The Department of Public Health reported more new COVID-19 cases Thursday than it has in months – 986 new cases of the highly-contagious virus that has been spreading largely uncontrolled for months.

DPH also reported the recent COVID-19 deaths of 30 people. Since the virus was first confirmed in Massachusetts on Feb. 1, 143,927 people have been infected and 9,810 people have died.

All four of the main metrics that the Baker administration says it watches to make public health decisions are trending in the wrong direction. The seven-day average of the positive test rate ticked up to 1.4 percent, up more than 75 percent in the last month. The three-day average number of people with COVID-19 in Massachusetts hospitals stands at 519, up more than 40 percent in the last month.Four hospitals are using surge capacity, up from zero as recently as earlier this week. And the three-day average of the number of COVID-19 deaths is up 60 percent from earlier this month.

Despite that, DPH reported Thursday that it sees a “positive trend” on the positive test rate, the number of patients with COVID-19 in hospitals, the state’s testing capacity and its contact tracing capabilities. The number of people who have died of COVID-19 and the health care system’s readiness are assessed as “in progress” in DPH’s latest update.

Among the new COVID-19 cases were 202 new ones in Massachusetts public schools, state education officials reported this week, including 129 among students engaged in-person and hybrid learning models. The other 73 cases reported to the Department of Elementary and Secondary Education from Oct. 15-21 were among school district staff with building access.

The total case number in the department’s Thursday evening report is up from last week’s 92 student and 68 staff cases.

Elementary and Secondary Education Commissioner Jeff Riley on Tuesday said concern “that schools were going to be seen as super-spreading places has been somewhat unfounded,” and Gov. Charlie Baker on Thursday struck a similar note.

“The real-life experience and the research with respect to schools is overwhelming at this point, that schools are not the spreaders, the kids in schools are not spreaders of COVID,” Baker said. “There’s no better example of that right now than the parochial schools in Massachusetts. They have 28,000 kids, 4,000 employees who have been back in-person learning since the middle of August, and they have a handful of cases.”

The education department this week began including in its case report the total number of people who are accessing public school buildings, saying the 129 COVID-positive students came from approximately 450,000 who are attending in-person school at least some of the time, and the 73 staff cases were among a workforce pool of roughly 75,000.

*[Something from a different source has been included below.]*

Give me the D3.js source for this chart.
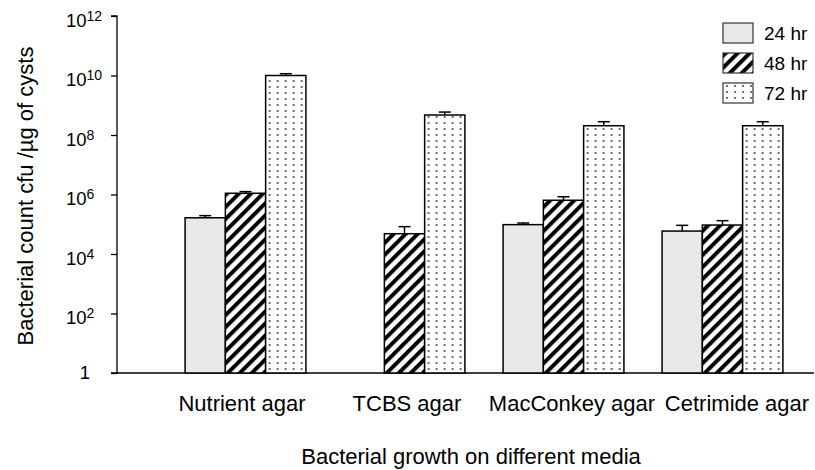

At six each, Methuen and Lincoln-Sudbury logged the most new student cases, followed by five in Northboro-Southboro and four each in Chelmsford, Gloucester, Hudson, Marshfield, Peabody and Waltham. Fitchburg, Lawrence, Lynn, Malden and West Springfield topped the list for staff cases reported over the week, at three per district, followed by two in Boston, Fall River, New Bedford, Acton-Boxborough, Groton-Dunstable, Revere and Greater New Bedford Regional Vocational Technical.

Some of the recent surge in COVID-19 cases has been connected to indoor hockey games and practices, health officials said when overnight they ordered skating rinks to close statewide.

The closures are effective on Friday at 5 p.m., and are currently scheduled to last until 12:01 a.m. on Nov. 7. The Department of Public Health, which issued the order, which includes an exemption for college and professional programs.

State public health officials said there have been at least 30 clusters “at rinks throughout the state following games, practices and tournaments.” The clusters involve residents from more than 50 communities, with two or more confirmed cases in each and 108 total confirmed cases, according to the DPH.

“This pause will allow for the development of stronger COVID-19 protocols to further protect players, families, coaches, arena staff and other participants, as well as communities surrounding hockey rinks,” the DPH said in a statement.